We have the Romans to thank for Britain’s abundance of Sweet Chestnut trees. They highly rated chestnuts as a cookery ingredient and rightly so: these beautiful, shiny nuts are wonderfully versatile and, in spite of what the name may suggest, they are equally at home in sweet or savoury dishes.
A good technique for freeing the nuts from their spiny capule (or sharp-needled cases) is to use your foot (with boot or shoe!) to ‘press and roll’ over the nuts and they should pop out easily. Many of the bigger nuts will be found in the leaf litter as they tend to drop before the capules or burrs fall, so have a good hunt round.
Chestnuts take time to prepare as they have a glossy shell and secondary skin that are difficult to remove. I have tried a number of methods to cook and peel chestnuts with varying success. This is my method.
Choose large heavy dark brown chestnuts with smooth glossy shells avoid paler specimens, which are unripe and will quickly shrivel.
You should also avoid any wrinkled nuts, as they tend to have a bitter taste. Check each carefully discard any with mould, splits in outer shell or tiny holes – they indicate bugs.
Hanging your wild chestnuts in a netted bag in a cool dry place for a couple of days will allow some of their plentiful supply of starch to convert to sugar thereby giving you a much sweeter nut. I also think they shrink slightly making the shell and skin removal easier.
So here’s what you do
I would recommend doing this in small batches of around 20-25 chestnuts rather than one big pot as the key to success is to keep the chestnuts hot. Once the chestnuts start to cool the papery skin sticks to the nut and its almost impossible to remove.
Heat a pan of water to 85C /185F.
Whilst the water is heating cut your chestnuts in half.

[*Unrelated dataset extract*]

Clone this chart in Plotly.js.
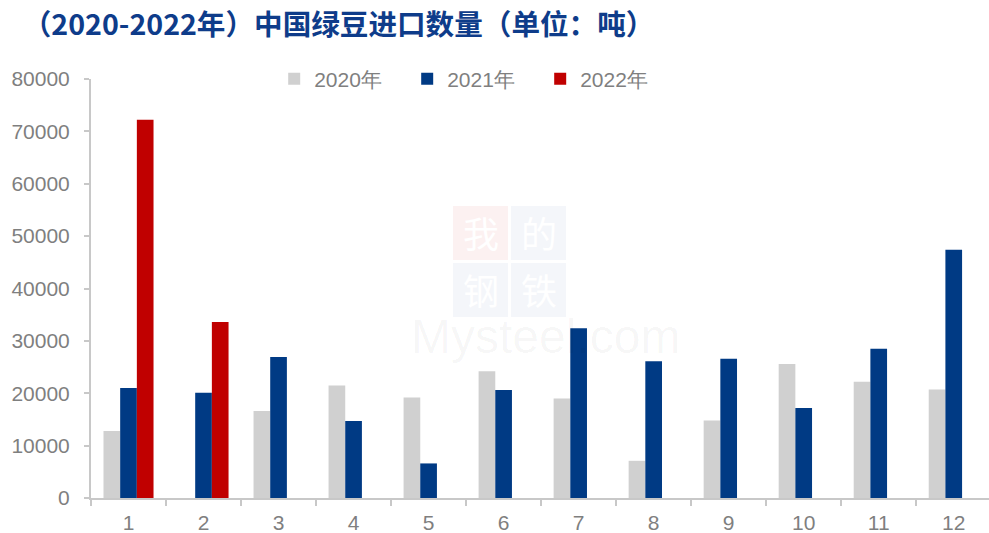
<!DOCTYPE html>
<html>
<head>
<meta charset="utf-8">
<script src="https://cdn.plot.ly/plotly-3.0.1.min.js"></script>
<style>
  html, body { margin: 0; padding: 0; background: #fff; }
  #chart { width: 989px; height: 533px; }
</style>
</head>
<body>
<div id="chart"></div>
<script>
var months = ['1', '2', '3', '4', '5', '6', '7', '8', '9', '10', '11', '12'];
var y2020 = [12800, null, 16600, 21500, 19200, 24200, 19000, 7100, 14800, 25600, 22200, 20700];
var y2021 = [21000, 20100, 26900, 14700, 6600, 20600, 32400, 26100, 26600, 17200, 28500, 47400];
var y2022 = [72200, 33600, null, null, null, null, null, null, null, null, null, null];
var yTicks = [0, 10000, 20000, 30000, 40000, 50000, 60000, 70000, 80000];

var trace2020 = {
    x: months,
    y: y2020,
    type: 'bar',
    name: '2020年',
    marker: { color: '#d0d0d0' }
};
var trace2021 = {
    x: months,
    y: y2021,
    type: 'bar',
    name: '2021年',
    marker: { color: '#003a84' }
};
var trace2022 = {
    x: months,
    y: y2022,
    type: 'bar',
    name: '2022年',
    marker: { color: '#c00000' }
};

var tickFont = { family: 'Liberation Sans, Arial, sans-serif', size: 21, color: '#7f7f7f' };

// watermark helpers (pixel -> paper)
function px(x) { return (x - 91) / 898; }
function py(y) { return (498 - y) / 419; }

function tile(x0, y0, fill) {
    return {
        type: 'rect', layer: 'below',
        xref: 'paper', yref: 'paper',
        x0: px(x0), x1: px(x0 + 55), y0: py(y0 + 54), y1: py(y0),
        line: { width: 0 }, fillcolor: fill
    };
}
function tileText(ch, x0, y0) {
    return {
        text: ch, xref: 'paper', yref: 'paper',
        x: px(x0 + 27.5), y: py(y0 + 26),
        showarrow: false,
        font: { family: 'Noto Sans CJK SC, sans-serif', size: 36, color: '#ffffff' }
    };
}

var layout = {
    width: 989,
    height: 533,
    margin: { l: 91, r: 0, t: 79, b: 35 },
    paper_bgcolor: '#ffffff',
    plot_bgcolor: '#ffffff',
    barmode: 'group',
    bargap: 0.333,
    bargroupgap: 0,
    title: {
        text: '（2020-2022年）中国绿豆进口数量（单位：吨）',
        font: { family: 'Noto Sans CJK SC, sans-serif', size: 28.6, color: '#0e3c8a', weight: 700 },
        xref: 'container',
        yref: 'container',
        x: 0.023,
        xanchor: 'left',
        y: 1 - 25 / 533,
        yanchor: 'middle'
    },
    showlegend: true,
    legend: {
        orientation: 'h',
        x: 0.204,
        xanchor: 'left',
        y: 1.0,
        yanchor: 'middle',
        font: tickFont,
        entrywidth: 88,
        entrywidthmode: 'pixels',
        bgcolor: 'rgba(0,0,0,0)'
    },
    xaxis: {
        type: 'category',
        range: [-0.5, 11.47],
        showline: true,
        linecolor: '#c8c8c8',
        linewidth: 2,
        ticks: 'outside',
        tickson: 'boundaries',
        ticklen: 6,
        tickcolor: '#c8c8c8',
        tickwidth: 2,
        showgrid: false,
        zeroline: false,
        tickfont: tickFont,
        ticklabelstandoff: 5,
        fixedrange: true
    },
    yaxis: {
        range: [0, 80000],
        tickvals: yTicks,
        ticktext: yTicks.map(String),
        showline: true,
        linecolor: '#c8c8c8',
        linewidth: 2,
        ticks: 'outside',
        ticklen: 5,
        tickcolor: '#c8c8c8',
        tickwidth: 2,
        showgrid: false,
        zeroline: false,
        tickfont: tickFont,
        ticklabelstandoff: 10,
        fixedrange: true
    },
    shapes: [
        tile(453, 206, '#fcf1f1'),
        tile(511, 206, '#f4f6fa'),
        tile(453, 263, '#f4f6fa'),
        tile(511, 263, '#f4f6fa')
    ],
    annotations: [
        tileText('我', 453, 206),
        tileText('的', 511, 206),
        tileText('钢', 453, 263),
        tileText('铁', 511, 263),
        {
            text: 'Mysteel.com',
            xref: 'paper', yref: 'paper',
            x: px(545), y: py(336),
            showarrow: false,
            font: { family: 'Liberation Sans, Arial, sans-serif', size: 48, color: 'rgba(0,0,0,0.04)' }
        }
    ]
};

Plotly.newPlot('chart', [trace2020, trace2021, trace2022], layout, { displayModeBar: false, staticPlot: true });
</script>
</body>
</html>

Place chestnuts into the simmering water for 8-10 minutes. Keep the water at a constant 85C /185F.
If you don’t have a thermometer you want the water to be barely simmering – just a few tiny bubble breaking the surface. You definitely don’t want the chestnuts to boil as this can harden them.
Leave chestnuts in the hot water and only remove two or three halves at a time with a slotted spoon. Peel chestnut halves removing both layers whilst still hot, but cool enough to handle . Keeping them hot make the peeling easier. Wearing rubber or latex-free vinyl gloves whilst peeling the chestnuts will protect your hands and your nails! If you’re lucky they will pop out of both the shell and the skin cleanly, although you might find they need a little gentle persuasion and some will just crumble – but don’t despair, they’re still good for many sweet and savoury recipes.
Discard any chestnuts which are discoloured, have rotten areas or larvae.
Chestnuts are highly versatile, used in both sweet and savoury cooking. Over the next few weeks I will be adding some of my favourite chestnuts recipes. First up will be my chestnut and mushroom loaf with spinach, chilli and sundried tomato layer.
You can also freeze your prepared chestnuts halves for later use i.e Christmas stuffing. Simply spread them on a tray, place in the freezer and when frozen transfer them in bags removing as much air as possible to prevent freezer burn or if you have a vacuum sealer, vacuum seal your frozen chestnuts. Don’t forget to return the bags to your freezer!